Early-stage companies can be stymied in their efforts to secure construction contracts because large projects require significant bonding capacity that young companies often lack. In the eight years since it was revived, the BAP has provided risk mitigation through a partnership between LED and bond issuance companies, resulting in more than 30 Louisiana small businesses securing over $30 million worth of construction contracts.
The addition of a default mitigation fund will further level the playing field by helping certified small and emerging construction businesses receive bonding at reasonable rates by reducing the surety’s risk.
“Cash flow is a really tough issue for small and emerging businesses attempting to qualify for bonding for the first time,” LED Assistant Secretary of Economic Development Brenda Guess said. “This new program helps eligible companies cover a potential shortfall in the early stages of their project – a time when companies face financial stress due to the demand of increased equipment needs and the purchase of materials. Should cash flow issues manifest during construction, this fund will keep construction contracts out of default as the project work continues, allowing for production of revenues in later contract phases.”
The Bonding Assistance Program offers up to a $100,000 guarantee, or 25 percent of the total contract, whichever is less, for three types of bonds:
- Traditional bid bonds, guarantee that a contractor will enter into a contract if awarded a bid.
- Performance bonds, guarantee that a contractor will perform the work as specified by the contract.

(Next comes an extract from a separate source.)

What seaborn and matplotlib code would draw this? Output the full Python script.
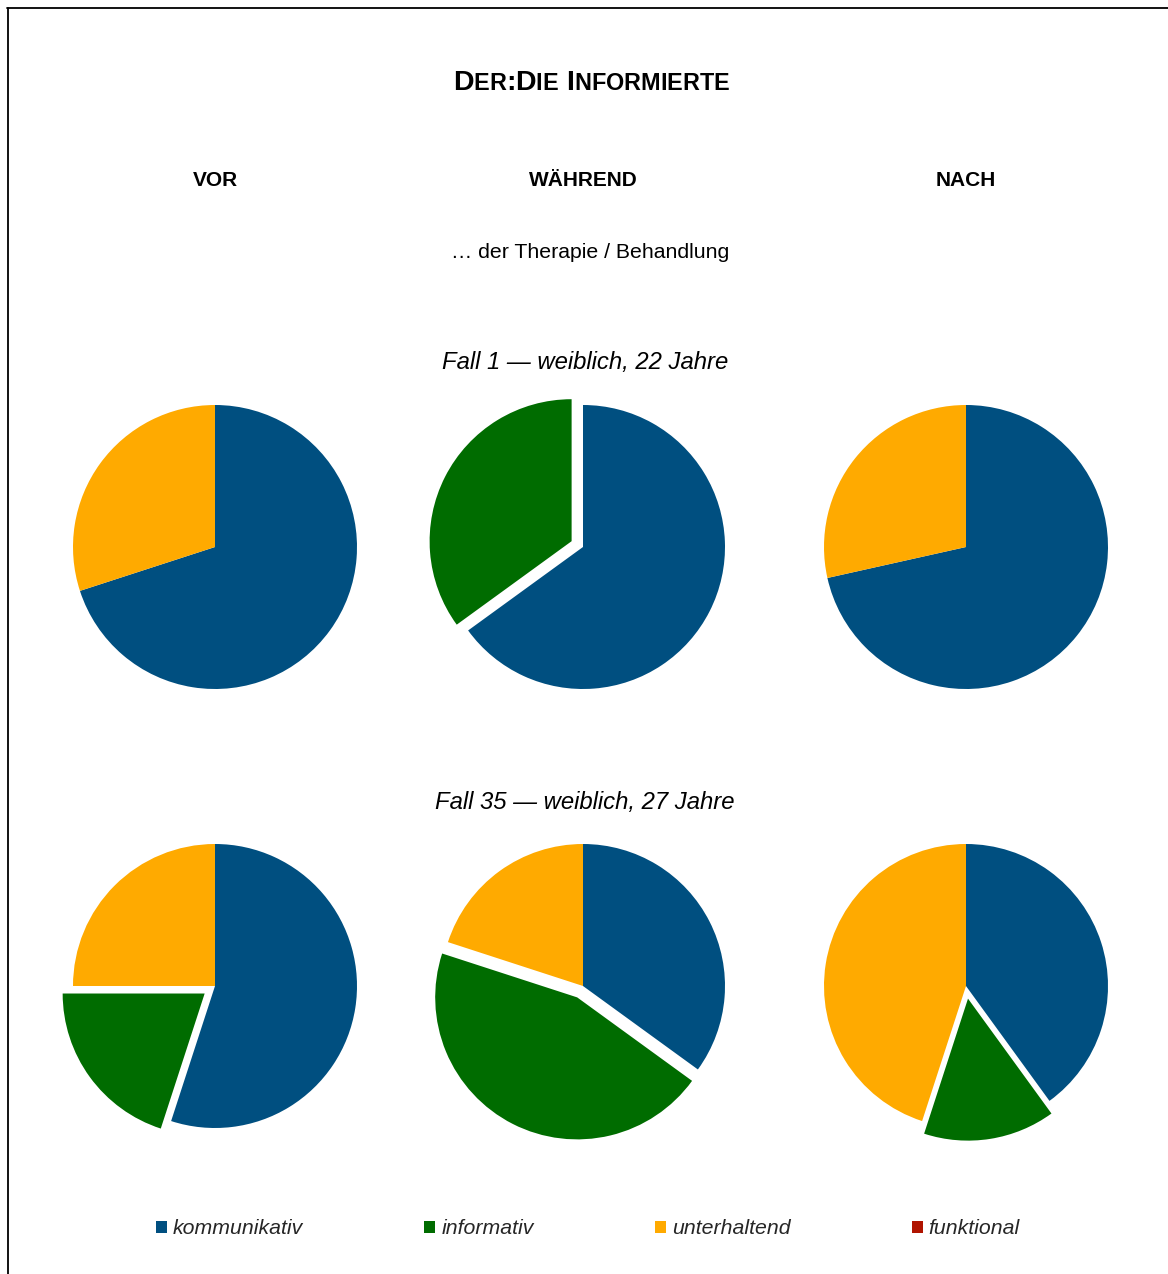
import matplotlib
matplotlib.use("Agg")
import matplotlib.pyplot as plt
from matplotlib.lines import Line2D
from matplotlib.patches import Patch
from matplotlib.offsetbox import TextArea, HPacker, AnnotationBbox
import seaborn as sns
import pandas as pd

# ---- data -----------------------------------------------------------------
categories = ["kommunikativ", "informativ", "unterhaltend", "funktional"]
phases = ["VOR", "WÄHREND", "NACH"]
cases = ["Fall 1 — weiblich, 22 Jahre", "Fall 35 — weiblich, 27 Jahre"]

# shares in percent per phase (VOR, WÄHREND, NACH)
fall1_kommunikativ = [70, 65, 71.5]
fall1_informativ = [0, 35, 0]
fall1_unterhaltend = [30, 0, 28.5]
fall1_funktional = [0, 0, 0]

fall35_kommunikativ = [55, 35, 40]
fall35_informativ = [20, 45, 15]
fall35_unterhaltend = [25, 20, 45]
fall35_funktional = [0, 0, 0]

palette_hex = ["#004F80", "#006C00", "#FFAA00", "#B01400"]

df = pd.DataFrame({
    "fall": [cases[0]] * 3 + [cases[1]] * 3,
    "phase": phases * 2,
    "kommunikativ": fall1_kommunikativ + fall35_kommunikativ,
    "informativ": fall1_informativ + fall35_informativ,
    "unterhaltend": fall1_unterhaltend + fall35_unterhaltend,
    "funktional": fall1_funktional + fall35_funktional,
})

# ---- style ----------------------------------------------------------------
sns.set_theme(style="white")
plt.rcParams["font.family"] = ["Liberation Sans", "DejaVu Sans"]
colors = sns.color_palette(palette_hex)

W, H = 1168, 1274
fig = plt.figure(figsize=(W / 100, H / 100), dpi=100)
fig.patch.set_facecolor("white")


def fx(px):
    return px / W


def fy(py):
    return 1 - py / H


# frame lines (top and left)
fig.add_artist(Line2D([fx(7), 1], [fy(8), fy(8)], transform=fig.transFigure,
                      color="black", lw=1.3))
fig.add_artist(Line2D([fx(8), fx(8)], [0, fy(8)], transform=fig.transFigure,
                      color="black", lw=1.3))


# ---- title in small caps ----------------------------------------------------
def small_caps_box(text, big=20.5, small=16.8):
    words = []
    for word in text.split(" "):
        parts = []
        for ch in word:
            if ch.islower():
                parts.append(TextArea(ch.upper(), textprops=dict(
                    fontsize=small, fontweight="bold", color="black")))
            else:
                parts.append(TextArea(ch, textprops=dict(
                    fontsize=big, fontweight="bold", color="black")))
        words.append(HPacker(children=parts, align="baseline", pad=0, sep=0))
    return HPacker(children=words, align="baseline", pad=0, sep=6)


title_box = small_caps_box("Der:Die Informierte")
fig.add_artist(AnnotationBbox(title_box, (fx(591), fy(83)),
                              xycoords="figure fraction", frameon=False,
                              box_alignment=(0.5, 0.5), pad=0))

# ---- headers ----------------------------------------------------------------
col_x = [215, 583, 966]
for x, ph in zip(col_x, phases):
    fig.text(fx(x), fy(180), ph, ha="center", va="center",
             fontsize=15, fontweight="bold", color="black")

fig.text(fx(590), fy(252), "… der Therapie / Behandlung", ha="center",
         va="center", fontsize=15.3, color="black")

row_y = [547, 986]
case_label_y = [363, 803]
for cy, case in zip(case_label_y, cases):
    fig.text(fx(585), fy(cy), case, ha="center", va="center",
             fontsize=17.2, fontstyle="italic", color="black")

# ---- pies -------------------------------------------------------------------
radius_px = 142
box_px = 2.5 * radius_px
explode = [0, 0.09, 0, 0]

for r, case in enumerate(cases):
    sub = df[df["fall"] == case].set_index("phase")
    for c, ph in enumerate(phases):
        cx, cy = col_x[c], row_y[r]
        ax = fig.add_axes([fx(cx - box_px / 2), fy(cy + box_px / 2),
                           box_px / W, box_px / H])
        vals = sub.loc[ph, categories].astype(float).tolist()
        ax.pie(vals, colors=colors, startangle=90, counterclock=False,
               explode=explode, radius=1,
               wedgeprops=dict(linewidth=0, edgecolor="none"))
        ax.set_xlim(-1.25, 1.25)
        ax.set_ylim(-1.25, 1.25)
        ax.axis("off")

# ---- legend -----------------------------------------------------------------
handles = [Patch(facecolor=col, edgecolor="none", label=lab)
           for col, lab in zip(colors, categories)]
fig.legend(handles=handles, loc="center", ncol=4,
           bbox_to_anchor=(fx(588), fy(1229)), frameon=False,
           prop=dict(size=15.3, style="italic"),
           handlelength=0.52, handleheight=0.52, handletextpad=0.28,
           columnspacing=5.7, borderpad=0)

fig.savefig("out.png", dpi=100, facecolor="white")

- Payment bonds, guarantee that a contractor will pay for services and materials.
The default mitigation fund will provide recipients up to $40,000 of that guarantee, or 10 percent of the contract price, whichever is less, in mitigation funds. The funds can only be used to prevent default, and cannot be used for project mobilization.
“The default mitigation fund allows us to support a broader range of businesses, including those that have not historically had access to bonds,” LED Secretary Don Pierson said. “With this new fund, we are increasing the diversity of contractors who get bonded in our state, and improving equity among business owners, particularly owners of small and early-stage construction companies.”
Contractors must first become certified in LED’s Small and Emerging Business Development Program to be eligible for the Bonding Assistance Program guarantees and default mitigation funds. The surety company will issue bonds should the contractor receive a favorable underwriting result.